3.1. The “Ghost Leadership” Problem
Watch out for ghost leadership. The executive team shows up to close the deal, promises full visibility, then disappears the moment the contract is signed. What you’re left with is a middle layer that can report problems but doesn’t have the authority to solve them. It’s one of the most frustrating offshore/outsourcing red flags because you usually don’t stumble upon it until much later in the collaboration process.

3.2. What Accountability Should Look Like
Legitimate offshore providers give clients direct access to leadership, not just during the pitch, but throughout the engagement. That means a dedicated point of contact with real decision-making authority, functional escalation paths and senior leaders who are reachable when it matters.

3.3. Questions to Ask Before You Sign
Offshoring accountability structures should be locked in before you commit.
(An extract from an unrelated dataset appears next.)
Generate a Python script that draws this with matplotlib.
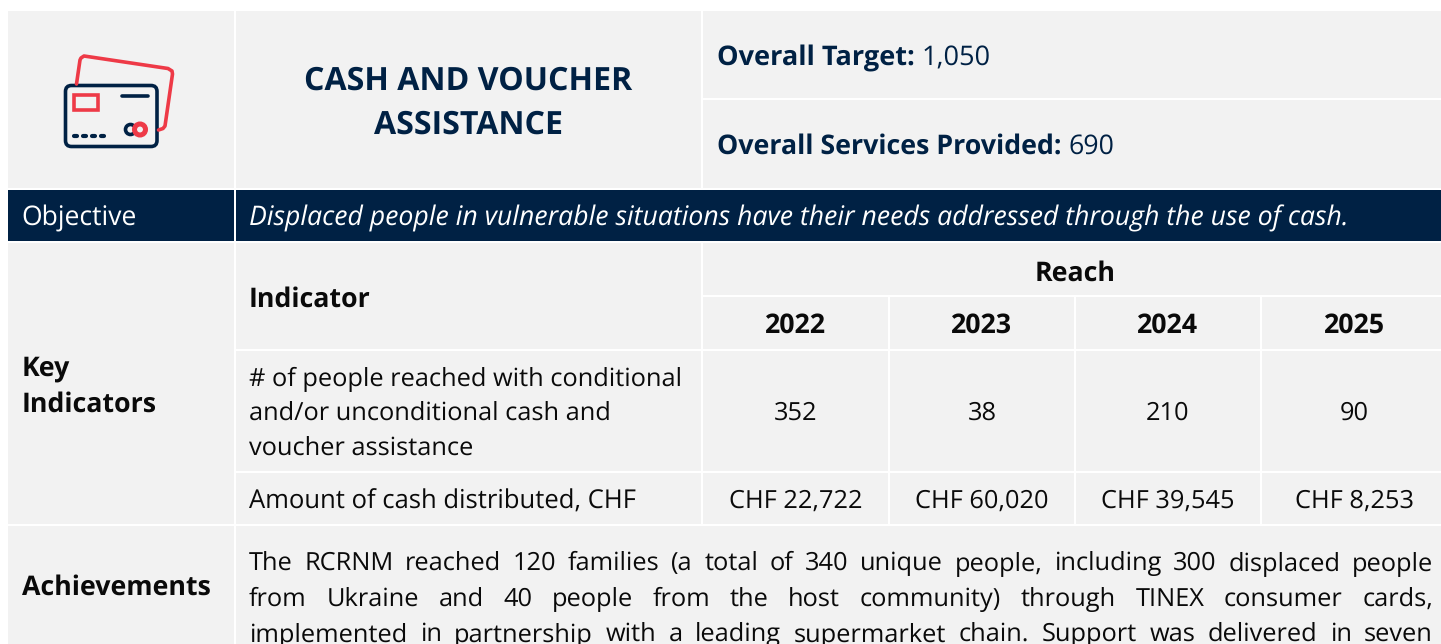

Ask who your main point of contact is and what decisions they can make independently. Ask what the escalation path looks like and how quickly issues get resolved at a senior level. Any credible offshore partner will welcome these questions without hesitation. The ones who get evasive? That tells you everything.

Watch for: No dedicated resource(s), vague escalation processes and a leadership team that’s only dependable at the start of the inquiry.

Choosing the Right Offshore Partner
Offshoring works best when both parties are genuinely committed to structure, transparency and are accountable towards a shared goal. The red flags covered here don’t announce themselves. They accumulate quietly until the operation is technically running but not actually working.

Before you sign the next contract, invest in clearing out the dealbreakers. Ask the hard questions. Get real with your partners and know for sure what’s on offer. The best offshore partnerships are built on clarity. Everything else is just “good-to-haves”.